Fraud, error and wishful thinking
However, Saul Justin Newman, a researcher at University College London’s Centre for Longitudinal Studies, told AFP that most data regarding the “blue zones” and extreme old age “is junk to a really shocking degree”.
Newman’s research, which is currently being peer-reviewed, looked at data about centenarians and supercentenarians — people who live to 100 and 110 — in the United States, Italy, England, France and Japan. Contrary to what one might expect, he found that supercentenarians tended to come from areas with poor health, high levels of poverty — and bad record-keeping. [1]
The best path to extreme longevity seems to be to “move where birth certificates are rare, teach your kids pension fraud and start lying”, Newman said in September as he accepted an Ig Nobel prize, a humorous version of the Nobel that recognizes scientific discoveries that “make people laugh, then think”.

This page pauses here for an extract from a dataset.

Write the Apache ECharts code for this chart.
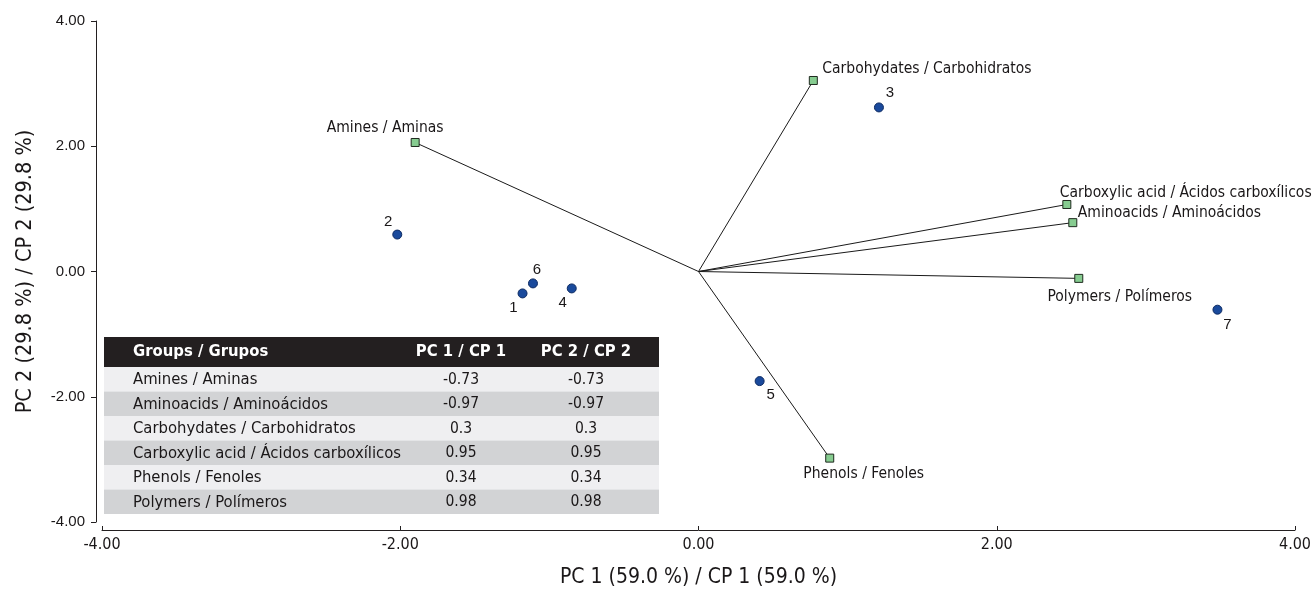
<!DOCTYPE html>
<html><head><meta charset="utf-8">
<script src="https://cdn.jsdelivr.net/npm/echarts@6/dist/echarts.min.js"></script>
<style>html,body{margin:0;padding:0;background:#fff}#c{width:1315px;height:593px}</style>
</head><body><div id="c"></div>
<script>
// ---- data ----
const groupNames = ['Amines / Aminas','Aminoacids / Aminoácidos','Carbohydates / Carbohidratos','Carboxylic acid / Ácidos carboxílicos','Phenols / Fenoles','Polymers / Polímeros'];
const groupPC1 = [-1.90, 2.51, 0.77, 2.47, 0.88, 2.55];
const groupPC2 = [2.06, 0.78, 3.05, 1.07, -2.98, -0.11];
const sampleIds = ['1','2','3','4','5','6','7'];
const samplePC1 = [-1.18, -2.02, 1.21, -0.85, 0.41, -1.11, 3.48];
const samplePC2 = [-0.35, 0.59, 2.62, -0.27, -1.75, -0.19, -0.61];
const tableHeader = ['Groups / Grupos','PC 1 / CP 1','PC 2 / CP 2'];
const tableGroups = ['Amines / Aminas','Aminoacids / Aminoácidos','Carbohydates / Carbohidratos','Carboxylic acid / Ácidos carboxílicos','Phenols / Fenoles','Polymers / Polímeros'];
const tablePC1 = ['-0.73','-0.97','0.3','0.95','0.34','0.98'];
const tablePC2 = ['-0.73','-0.97','0.3','0.95','0.34','0.98'];
const xAxisTitle = 'PC 1 (59.0 %) / CP 1 (59.0 %)';
const yAxisTitle = 'PC 2 (29.8 %) / CP 2 (29.8 %)';

// ---- styles / label placement ----
const COND = '"DejaVu Sans Condensed","Liberation Sans Narrow",sans-serif';
const REG = '"Liberation Sans",Arial,sans-serif';
const INK = '#1a1718';
const groupLabelPlace = [
  {align:'center', offset:[-30,-15]},
  {align:'left', offset:[5,-10]},
  {align:'left', offset:[9,-12]},
  {align:'left', offset:[-7,-12]},
  {align:'center', offset:[34,16]},
  {align:'center', offset:[41,19]}
];
const sampleLabelOffset = [[-9,14],[-9,-13],[11,-15],[-9,14],[11,14],[4,-14],[10,15]];

const series = [];
groupNames.forEach((n,i)=>{
  series.push({type:'line', data:[[0,0],[groupPC1[i],groupPC2[i]]], showSymbol:false, symbol:'none',
    lineStyle:{color:'#1a1a1a', width:1}, silent:true, z:2});
});
series.push({type:'scatter', symbol:'rect', symbolSize:8, z:4,
  itemStyle:{color:'#86cc90', borderColor:'#1f2a1f', borderWidth:1, opacity:1},
  data: groupNames.map((n,i)=>({value:[groupPC1[i],groupPC2[i]], name:n,
    label:{show:true, position:'inside', formatter:n, align:groupLabelPlace[i].align, verticalAlign:'middle',
      offset:groupLabelPlace[i].offset, color:INK, fontFamily:COND, fontSize:15.5}}))
});
series.push({type:'scatter', symbol:'circle', symbolSize:9, z:5,
  itemStyle:{color:'#1a4a9c', borderColor:'#0d2a62', borderWidth:1, opacity:1},
  data: sampleIds.map((n,i)=>({value:[samplePC1[i],samplePC2[i]], name:n,
    label:{show:true, position:'inside', formatter:n, align:'center', verticalAlign:'middle',
      offset:sampleLabelOffset[i], color:INK, fontFamily:REG, fontSize:15}}))
});

// ---- table as graphic ----
const tL=104, tR=659, hTop=337, hH=30, rH=24.5, textX=133, c1=461, c2=586;
const gfx=[];
const hFont='bold 16.5px '+COND, rFont='16.5px '+COND, vFont='15.5px '+COND;
gfx.push({type:'rect', shape:{x:tL,y:hTop,width:tR-tL,height:hH}, style:{fill:'#231f20'}, z:10});
gfx.push({type:'text', x:textX, y:hTop+hH/2, style:{text:tableHeader[0], fill:'#fff', font:hFont, textVerticalAlign:'middle'}, z:11});
gfx.push({type:'text', x:c1, y:hTop+hH/2, style:{text:tableHeader[1], fill:'#fff', font:hFont, textAlign:'center', textVerticalAlign:'middle'}, z:11});
gfx.push({type:'text', x:c2, y:hTop+hH/2, style:{text:tableHeader[2], fill:'#fff', font:hFont, textAlign:'center', textVerticalAlign:'middle'}, z:11});
tableGroups.forEach((g,i)=>{
  const y=hTop+hH+i*rH;
  gfx.push({type:'rect', shape:{x:tL,y:y,width:tR-tL,height:rH}, style:{fill: i%2===0?'#efeff1':'#d2d3d5'}, z:10});
  const cy=y+rH/2+0.5;
  gfx.push({type:'text', x:textX, y:cy, style:{text:g, fill:INK, font:rFont, textVerticalAlign:'middle'}, z:11});
  gfx.push({type:'text', x:c1, y:cy, style:{text:tablePC1[i], fill:INK, font:vFont, textAlign:'center', textVerticalAlign:'middle'}, z:11});
  gfx.push({type:'text', x:c2, y:cy, style:{text:tablePC2[i], fill:INK, font:vFont, textAlign:'center', textVerticalAlign:'middle'}, z:11});
});

const chart = echarts.init(document.getElementById('c'), null, {renderer:'canvas'});
chart.setOption({
  animation:false,
  backgroundColor:'#fff',
  grid:{left:102, right:20, top:21, bottom:70, containLabel:false},
  xAxis:{type:'value', min:-4, max:4, interval:2, offset:8,
    name:xAxisTitle, nameLocation:'middle', nameGap:37,
    nameTextStyle:{fontFamily:COND, fontSize:21, color:INK},
    axisLine:{show:true, onZero:false, lineStyle:{color:'#231f20', width:1}},
    axisTick:{show:true, inside:true, length:4, lineStyle:{color:'#231f20'}},
    axisLabel:{margin:7, fontFamily:COND, fontSize:16, color:INK, formatter:v=>v.toFixed(2)},
    splitLine:{show:false}},
  yAxis:{type:'value', min:-4, max:4, interval:2, offset:6,
    name:yAxisTitle, nameLocation:'middle', nameGap:60,
    nameTextStyle:{fontFamily:COND, fontSize:21.5, color:INK},
    axisLine:{show:true, onZero:false, lineStyle:{color:'#231f20', width:1}},
    axisTick:{show:true, inside:false, length:5, lineStyle:{color:'#231f20'}},
    axisLabel:{margin:11, fontFamily:REG, fontSize:15, color:INK, formatter:v=>v.toFixed(2)},
    splitLine:{show:false}},
  series: series,
  graphic: gfx
});
</script></body></html>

Just one of many examples is Sogen Kato, who was thought to be Japan’s oldest living person until his mummified remains were discovered in 2010. It turned out he had been dead since 1978. His family was arrested for collecting three decades of pensions payments.

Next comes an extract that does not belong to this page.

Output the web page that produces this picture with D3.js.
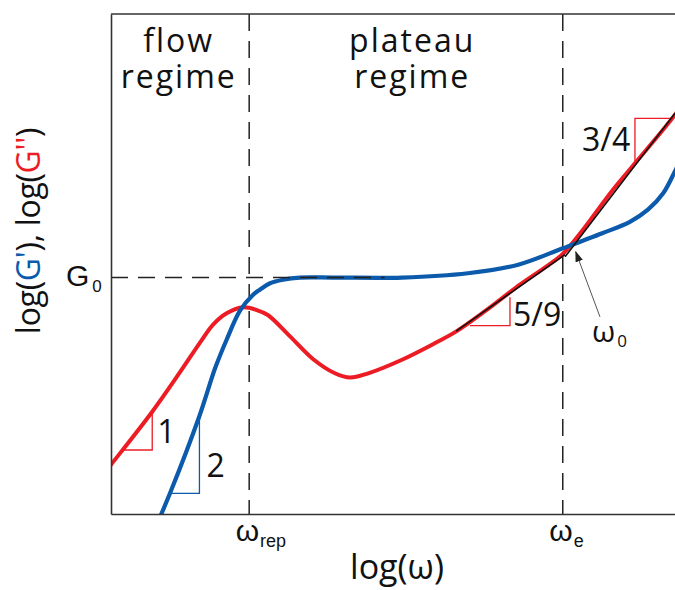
<!DOCTYPE html>
<html>
<head>
<meta charset="utf-8">
<script src="https://cdn.jsdelivr.net/npm/d3@7"></script>
<style>
  html, body { margin: 0; padding: 0; background: #fff; }
  svg { display: block; font-family: "Open Sans", "Noto Sans", sans-serif; }
</style>
</head>
<body>
<svg id="chart" width="675" height="590"></svg>
<script>
// Characteristic frequencies (log ω) and plateau modulus (log G)
const logOmegaRep = 2.45;
const logOmegaE = 8.01;
const logG0 = 3.31;

// Loss modulus G'' : [log ω, log G'']
const lossModulus = [
  [-0.2, 0.49], [0.00, 0.69], [0.731, 1.432], [1.223, 1.985], [1.578, 2.40],
  [1.814, 2.655], [2.05, 2.81], [2.346, 2.894], [2.583, 2.856], [2.78, 2.786],
  [3.17, 2.49], [3.58, 2.17], [3.97, 1.97], [4.24, 1.91], [4.56, 1.97],
  [5.16, 2.16], [5.74, 2.39], [6.13, 2.56], [6.65, 2.85], [7.25, 3.21],
  [7.73, 3.47], [8.01, 3.64], [8.32, 3.93], [8.90, 4.54], [9.29, 4.91],
  [10.0, 5.59], [10.3, 5.95]
];

// Storage modulus G' : [log ω, log G']
const storageModulus = [
  [0.70, -0.35], [1.046, 0.29], [1.568, 1.372], [1.85, 2.05], [2.05, 2.44],
  [2.29, 2.85], [2.52, 3.07], [2.64, 3.14], [2.82, 3.23], [3.05, 3.28],
  [3.35, 3.31], [3.97, 3.31], [5.16, 3.31], [6.33, 3.37], [7.22, 3.49],
  [8.01, 3.72], [8.71, 3.93], [9.20, 4.09], [9.52, 4.26], [9.79, 4.49],
  [10.0, 4.80], [10.18, 5.10]
];

// Power-law tangents (black guide lines)
const tangentLow = [[6.12, 2.56], [8.05, 3.63]];   // slope 5/9
const tangentHigh = [[8.05, 3.60], [10.0, 5.61]];  // slope 3/4

// Slope triangles: legs only, the hypotenuse is the curve itself
const slopeTriangles = [
  { label: "1",   color: "red",  legs: [[0.203, 0.896], [0.731, 0.896], [0.731, 1.432]] },
  { label: "2",   color: "blue", legs: [[1.046, 0.290], [1.568, 0.290], [1.568, 1.372]] },
  { label: "5/9", color: "red",  legs: [[6.365, 2.636], [7.074, 2.636], [7.074, 3.034]] },
  { label: "3/4", color: "red",  legs: [[9.29, 4.91], [9.29, 5.54], [9.93, 5.54]] }
];

// Crossover arrow (ω0): from label toward the G'/G'' crossing
const crossoverArrow = [[8.67, 2.76], [8.24, 3.67]];

const regimeLabels = [
  { lines: ["flow", "regime"], at: 1.20 },
  { lines: ["plateau", "regime"], at: 5.34 }
];

const RED = "#ed1c24";
const BLUE = "#0b5aab";
const INK = "#222";
const colors = { red: RED, blue: BLUE };

const svg = d3.select("#chart");
const plotLeft = 111, plotRight = 675, plotTop = 14, plotBottom = 514;

const x = d3.scaleLinear().domain([0, 10]).range([plotLeft, plotRight]);
const y = d3.scaleLinear().domain([0, 7]).range([plotBottom, plotTop]);

const defs = svg.append("defs");
defs.append("clipPath").attr("id", "plot")
  .append("rect").attr("x", plotLeft).attr("y", plotTop)
  .attr("width", plotRight - plotLeft).attr("height", plotBottom - plotTop);

defs.append("marker")
  .attr("id", "head").attr("viewBox", "0 0 10 10")
  .attr("refX", 9).attr("refY", 5)
  .attr("markerWidth", 11).attr("markerHeight", 11)
  .attr("markerUnits", "userSpaceOnUse")
  .attr("orient", "auto")
  .append("path").attr("d", "M0,1.5 L10,5 L0,8.5 Z").attr("fill", INK);

const plot = svg.append("g").attr("clip-path", "url(#plot)");

// Regime boundaries
plot.selectAll("line.bound").data([logOmegaRep, logOmegaE]).join("line")
  .attr("class", "bound")
  .attr("x1", d => x(d)).attr("x2", d => x(d))
  .attr("y1", y(7)).attr("y2", y(0))
  .attr("stroke", INK).attr("stroke-width", 1.5)
  .attr("stroke-dasharray", "17,10");

const line = d3.line().x(d => x(d[0])).y(d => y(d[1])).curve(d3.curveCatmullRom.alpha(0.5));
const straight = d3.line().x(d => x(d[0])).y(d => y(d[1]));

// Slope triangles
slopeTriangles.forEach(t => {
  plot.append("path").attr("d", straight(t.legs))
    .attr("fill", "none").attr("stroke", colors[t.color]).attr("stroke-width", 1.3);
});

// Moduli
plot.append("path").datum(lossModulus).attr("d", line)
  .attr("fill", "none").attr("stroke", RED).attr("stroke-width", 4);
plot.append("path").datum(storageModulus).attr("d", line)
  .attr("fill", "none").attr("stroke", BLUE).attr("stroke-width", 4.2);

// Plateau modulus reference
plot.append("line")
  .attr("x1", x(0)).attr("x2", x(4.85))
  .attr("y1", y(logG0)).attr("y2", y(logG0))
  .attr("stroke", INK).attr("stroke-width", 1.5)
  .attr("stroke-dasharray", "17,10");

// Tangents
[tangentLow, tangentHigh].forEach(seg => {
  plot.append("path").attr("d", straight(seg))
    .attr("fill", "none").attr("stroke", "#111").attr("stroke-width", 1.6);
});

// Crossover arrow
svg.append("path").attr("d", straight(crossoverArrow))
  .attr("fill", "none").attr("stroke", "#555").attr("stroke-width", 1)
  .attr("marker-end", "url(#head)");

// Axes (frame)
const xAxis = svg.append("g").attr("transform", `translate(0,${plotBottom})`)
  .call(d3.axisBottom(x).tickValues([logOmegaRep, logOmegaE]).tickSize(0).tickSizeOuter(0).tickFormat(""));
const yAxis = svg.append("g").attr("transform", `translate(${plotLeft},0)`)
  .call(d3.axisLeft(y).tickValues([logG0]).tickSize(0).tickSizeOuter(0).tickFormat(""));
[xAxis, yAxis].forEach(a => a.select(".domain").attr("stroke", "#333").attr("stroke-width", 1.6));
svg.append("line").attr("x1", plotLeft).attr("x2", plotRight).attr("y1", plotTop).attr("y2", plotTop)
  .attr("stroke", "#333").attr("stroke-width", 1.6);

// Tick labels with subscripts
const xTickSubs = ["rep", "e"];
xAxis.selectAll(".tick").each(function(d, i) {
  const t = d3.select(this).append("text")
    .attr("x", -14).attr("y", 27)
    .attr("fill", "#111").attr("text-anchor", "start")
    .style("font-size", "30px");
  t.append("tspan").text("ω");
  t.append("tspan").attr("dy", 6).attr("dx", 1).style("font-size", "18px").text(xTickSubs[i]);
});
yAxis.selectAll(".tick").each(function() {
  const t = d3.select(this).append("text")
    .attr("x", -45).attr("y", 8)
    .attr("fill", "#111").attr("text-anchor", "start")
    .style("font-size", "30px");
  t.append("tspan").text("G");
  t.append("tspan").attr("dy", 6).attr("dx", 3).style("font-size", "17px").text("0");
});

// Axis titles
svg.append("text").attr("x", 397).attr("y", 579)
  .attr("text-anchor", "middle").attr("fill", "#111")
  .style("font-size", "34px").text("log(ω)");

const yTitle = svg.append("text")
  .attr("transform", "translate(40,231) rotate(-90)")
  .attr("text-anchor", "middle").attr("fill", "#111")
  .style("font-size", "32px").style("letter-spacing", "-0.3px");
yTitle.append("tspan").text("log(");
yTitle.append("tspan").attr("fill", BLUE).text("G'");
yTitle.append("tspan").text("), log(");
yTitle.append("tspan").attr("fill", RED).text("G''");
yTitle.append("tspan").text(")");

// Regime labels
regimeLabels.forEach(r => {
  r.lines.forEach((s, k) => {
    svg.append("text").attr("text-anchor", "middle").attr("fill", "#111")
      .style("font-size", "32px").style("letter-spacing", "2px")
      .attr("x", x(r.at)).attr("y", 52 + k * 36).text(s);
  });
});

// Slope labels, placed beside the corner of each triangle
const slopeLabelOffset = { "1": [5, -7], "2": [7, -16], "5/9": [3, 0], "3/4": [-53, 33] };
slopeTriangles.forEach(t => {
  const off = slopeLabelOffset[t.label];
  const corner = t.legs[1];
  svg.append("text")
    .attr("x", x(corner[0]) + off[0])
    .attr("y", y(corner[1]) + off[1])
    .attr("fill", "#111").style("font-size", "32px").text(t.label);
});

// ω0 label
const w0 = svg.append("text").attr("x", x(crossoverArrow[0][0]) - 8).attr("y", y(crossoverArrow[0][1]) + 25)
  .attr("fill", "#111").style("font-size", "30px");
w0.append("tspan").text("ω");
w0.append("tspan").attr("dy", 5).attr("dx", 2).style("font-size", "17px").text("0");
</script>
</body>
</html>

The Japanese government then launched a review which found that 82 percent of Japan’s centenarians — 230,000 people — were missing or dead. “The secret to living to 110 was, don’t register your death,” Newman said.

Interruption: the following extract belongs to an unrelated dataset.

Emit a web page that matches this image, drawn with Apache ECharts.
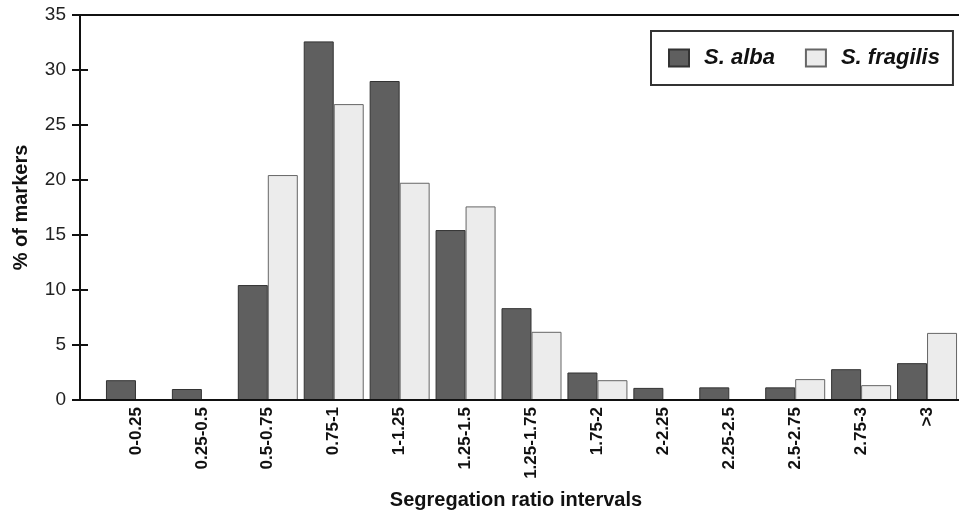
<!DOCTYPE html>
<html>
<head>
<meta charset="utf-8">
<script src="https://cdn.jsdelivr.net/npm/echarts@6/dist/echarts.min.js"></script>
<style>
html,body{margin:0;padding:0;background:#fff;}
#chart{width:959px;height:513px;}
</style>
</head>
<body>
<div id="chart"></div>
<script>
var categories = ['0-0.25','0.25-0.5','0.5-0.75','0.75-1','1-1.25','1.25-1.5','1.25-1.75','1.75-2','2-2.25','2.25-2.5','2.5-2.75','2.75-3','>3'];
var albaValues = [1.8, 1.0, 10.45, 32.6, 29.0, 15.45, 8.35, 2.5, 1.1, 1.15, 1.15, 2.8, 3.35];
var fragilisValues = [0, 0, 20.45, 26.9, 19.75, 17.6, 6.2, 1.8, 0, 0, 1.9, 1.35, 6.1];
var yTicks = [0, 5, 10, 15, 20, 25, 30, 35];

function dropZero(arr) { return arr.map(function (v) { return v === 0 ? '-' : v; }); }

var FONT = '"Liberation Sans", Arial, sans-serif';
var chart = echarts.init(document.getElementById('chart'), null, {renderer: 'canvas'});
chart.setOption({
  backgroundColor: '#ffffff',
  animation: false,
  textStyle: {fontFamily: FONT},
  grid: [
    {left: 103, right: -1, top: 15, bottom: 113, outerBoundsMode: 'none', containLabel: false},
    {left: 80, right: -3, top: 15, bottom: 113, outerBoundsMode: 'none', containLabel: false,
     show: true, borderColor: '#111', borderWidth: 2, backgroundColor: 'transparent', z: 3}
  ],
  legend: {
    left: 651, top: 31,
    padding: [14, 13, 14, 17],
    borderColor: '#333', borderWidth: 2,
    itemWidth: 20, itemHeight: 17, itemGap: 30,
    icon: 'rect',
    textStyle: {fontFamily: FONT, fontSize: 22, fontWeight: 'bold', fontStyle: 'italic', color: '#111', padding: [0, 0, 0, 10], lineHeight: 26}
  },
  xAxis: [
    {
      type: 'category', gridIndex: 0, data: categories,
      axisLine: {show: false}, axisTick: {show: false},
      axisLabel: {rotate: 90, margin: 7, fontSize: 17, fontWeight: 'bold', color: '#111', fontFamily: FONT, interval: 0},
      splitLine: {show: false}
    },
    {
      type: 'value', gridIndex: 1, min: 0, max: 1,
      axisLine: {show: false}, axisTick: {show: false}, axisLabel: {show: false}, splitLine: {show: false},
      name: 'Segregation ratio intervals', nameLocation: 'middle', nameGap: 90,
      nameTextStyle: {fontSize: 20, fontWeight: 'bold', color: '#111', fontFamily: FONT, padding: [0, 10, 0, 0]}
    }
  ],
  yAxis: [
    {
      type: 'value', gridIndex: 0, min: 0, max: 35, interval: 5, offset: 23,
      axisLine: {show: true, lineStyle: {color: '#111', width: 2}},
      axisTick: {show: true, inside: false, length: 8, lineStyle: {color: '#111', width: 2}},
      axisLabel: {margin: 14, fontSize: 19, color: '#222', fontFamily: FONT,
        formatter: function (v) { return yTicks.indexOf(v) >= 0 ? String(v) : ''; }},
      splitLine: {show: false},
      name: '% of markers', nameLocation: 'middle', nameGap: 49,
      nameTextStyle: {fontSize: 20, fontWeight: 'bold', color: '#111', fontFamily: FONT}
    },
    {
      type: 'value', gridIndex: 0, min: 0, max: 35, interval: 5, offset: 23, position: 'left',
      axisLine: {show: false},
      axisTick: {show: true, inside: true, length: 8, lineStyle: {color: '#111', width: 2}},
      axisLabel: {show: false}, splitLine: {show: false}
    },
    {
      type: 'value', gridIndex: 1, min: 0, max: 1, show: false
    }
  ],
  series: [
    {
      name: 'S. alba', type: 'bar', xAxisIndex: 0, yAxisIndex: 0,
      data: dropZero(albaValues), barWidth: 30, barGap: '0%',
      itemStyle: {color: '#5f5f5f', borderColor: '#333', borderWidth: 1}
    },
    {
      name: 'S. fragilis', type: 'bar', xAxisIndex: 0, yAxisIndex: 0,
      data: dropZero(fragilisValues), barWidth: 30, barGap: '0%',
      itemStyle: {color: '#ececec', borderColor: '#666', borderWidth: 1}
    }
  ]
});
</script>
</body>
</html>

In Costa Rica, a 2008 research showed that 42 percent of centenarians had “lied about their age” in an earlier census, Newman said. For Greece, he found 2012 data suggesting that 72 percent of the country’s centenarians were dead or imaginary. “They’re only alive on pension day,” Newman said.
Even when they are honest, people are much more likely to be wrong about their age than we think, the researcher says. And confirming a person’s age involves triple-checking very old documents that could have been wrong from the start.
Food supplements and cooking recipes
The desire to live longer and as healthy as possible has driven a booming lifestyle industry selling food supplements, books, tech and tips to those wanting to learn the secrets of the world’s oldest people.
For the researcher from University College London, the industry that has popped up around blue zones might largely explain the myth that has formed around these areas.
Blue zones are regions around the world where people are said to live disproportionately longer and healthier lives. The term was first used in 2004 by researchers referring to the Italian island of Sardinia. The following year, National Geographic reporter Dan Buettner wrote a story that added the Japanese islands of Okinawa and the Californian city of Loma Linda. Buettner admitted to the New York Times in October that he only included Loma Linda because his editor told him: “you need to find America’s blue zone”.
The reporter teamed up with some demographers to create the Blue Zones lifestyle brand, and they added Costa Rica’s Nicoya Peninsula and the Greek island of Ikaria to the list.
However, unreliable public archives, such as those of Okinawa in Japan, largely destroyed by the bombings of the Second World War and then poorly managed by the American occupation authorities, have cast doubt on old age data in these regions.
Contested methodology
Several prominent blue zone researchers wrote a rebuttal earlier this year, calling Newman’s work “ethically and academically irresponsible”. They accused Newman of referring to broader regions of Japan and Sardinia when the blue zones were smaller areas.
The demographers also emphasized they had “meticulously validated” the ages of supercentenarians in blue zones, double-checking historical records and registries dating back to the 1800s.
Newman said this argument illustrated his point. “If you start with a birth certificate that’s wrong, that gets copied to everything, and you get perfectly consistent, perfectly wrong records,” he said.
A “clock” to measure age
The only “way out of this quagmire” is to physically measure people’s ages, Newman said.
Steve Horvarth’s epigenetic clock could be used as a starting point.
An ageing researcher at the University of California, Steve Horvath has created a new technique called a methylation clock “for the express purpose of validating claims of exceptional longevity”. The clock can “reliably detect instances of severe fraud”, such as when a child assumes their parent’s identity, but cannot yet tell the difference between a 115- and 120-year-old, Horvath told AFP.
Newman’s analysis “appears to be both rigorous and convincing”, Horvath said, adding that several blue zones are overseen by rigorous scientists. “I suspect both opinions hold some truth,” he said.